Economic sanctions include new provisions providing that an agent who violates the law more than once may be fined up to twice the applicable monetary amount, or up to 10 per cent of annual sales, or of total assets, whichever is bigger; the addition of a provision allowing the Competition Commission to order the divestiture of assets to eliminate market power, if an agent has been fined more than twice. New fines were also included for specific conducts such as providing false information in a procedure or breaching any commitment made before the Competition Commission.
Not only private sectors of the economy form cartels or engage in monopolistic practices, but also government agencies, wherever federal, state or local have been involved in said practices or have issued regulations or imposed restrictions creating inter-state trade barriers expressly prohibited by the Mexican Constitution and the FECL. The Competition Commission is empowered to investigate said practices and issue a declaration regarding the existence of inter-state trade barriers ordering their termination, which could be challenged by the respective state agency before the Supreme Court of Justice.
Throughout the years many cases were investigated and the Supreme Court finally declared such authority was unconstitutional, as an agency pertaining to the Executive Branch could not be entrusted with such constitutional control mechanism.
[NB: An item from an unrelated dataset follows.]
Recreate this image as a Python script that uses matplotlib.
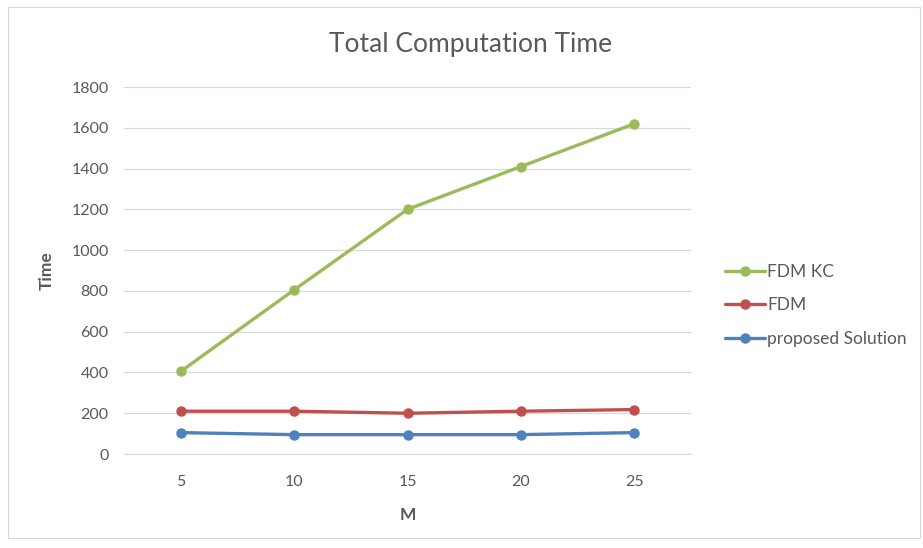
import matplotlib.pyplot as plt
from matplotlib.patches import Rectangle

# data
m_values = ["5", "10", "15", "20", "25"]
fdm_kc = [405, 805, 1200, 1410, 1620]
fdm = [210, 210, 200, 210, 218]
proposed = [105, 95, 95, 95, 105]

series_names = ["FDM KC", "FDM", "proposed Solution"]
colors = ["#9BBB59", "#C0504D", "#4F81BD"]
text_gray = "#595959"

plt.rcParams['font.family'] = ['Lato', 'DejaVu Sans']

fig = plt.figure(figsize=(9.23, 5.48), dpi=100)
ax = fig.add_axes([0.1343, 0.1715, 0.6144, 0.6697])

# light chart border
fig.patches.append(Rectangle((8 / 923, 10 / 548), 912 / 923, 531 / 548,
                             transform=fig.transFigure, fill=False,
                             edgecolor="#d9d9d9", linewidth=0.8))

x = range(len(m_values))
for vals, name, c in zip([fdm_kc, fdm, proposed], series_names, colors):
    ax.plot(x, vals, color=c, linewidth=2.4, marker="o", markersize=6.5,
            label=name, solid_capstyle="round")

ax.set_xlim(-0.5, len(m_values) - 0.5)
ax.set_ylim(0, 1800)
ax.set_yticks(range(0, 1801, 200))
ax.set_xticks(list(x))
ax.set_xticklabels(m_values)
ax.grid(axis="y", color="#d9d9d9", linewidth=0.9)
ax.set_axisbelow(True)

for side in ["top", "right", "left"]:
    ax.spines[side].set_visible(False)
ax.spines["bottom"].set_color("#d9d9d9")
ax.spines["bottom"].set_linewidth(0.9)
ax.tick_params(axis="both", length=0, colors=text_gray, labelsize=11.5)
ax.tick_params(axis="y", pad=11)
ax.tick_params(axis="x", pad=15)

ax.set_xlabel("M", fontsize=12.5, fontweight="bold", color=text_gray, labelpad=13)
ax.set_ylabel("Time", fontsize=12.5, fontweight="bold", color=text_gray, labelpad=12)
fig.text(0.510, 0.918, "Total Computation Time", ha="center", va="center",
         fontsize=19, color=text_gray)

leg = ax.legend(loc="center left", bbox_to_anchor=(1.045, 0.405), frameon=False,
                fontsize=12.5, labelcolor=text_gray, handlelength=2.3,
                handletextpad=0.1, labelspacing=1.0, borderpad=0)

fig.savefig("out.png", dpi=100, facecolor="white")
To overcome this issue, the amendments now provide that the Competition Commission may issue an opinion, which shall be conveyed to the competent agency of the Federal Executive Branch or the attorney general, as the case may be, and the latter will file the corresponding constitutional claim.
Having covered the most relevant reforms and innovations to the FECL it can be concluded that the changes constitute a serious step forward in the combat of cartels and monopolistic practices, amendments that have been designed and crafted to overcome the constitutional issues dealt with by the Federal Judicial Power and to follow international best practices that have proven effective in other jurisdictions.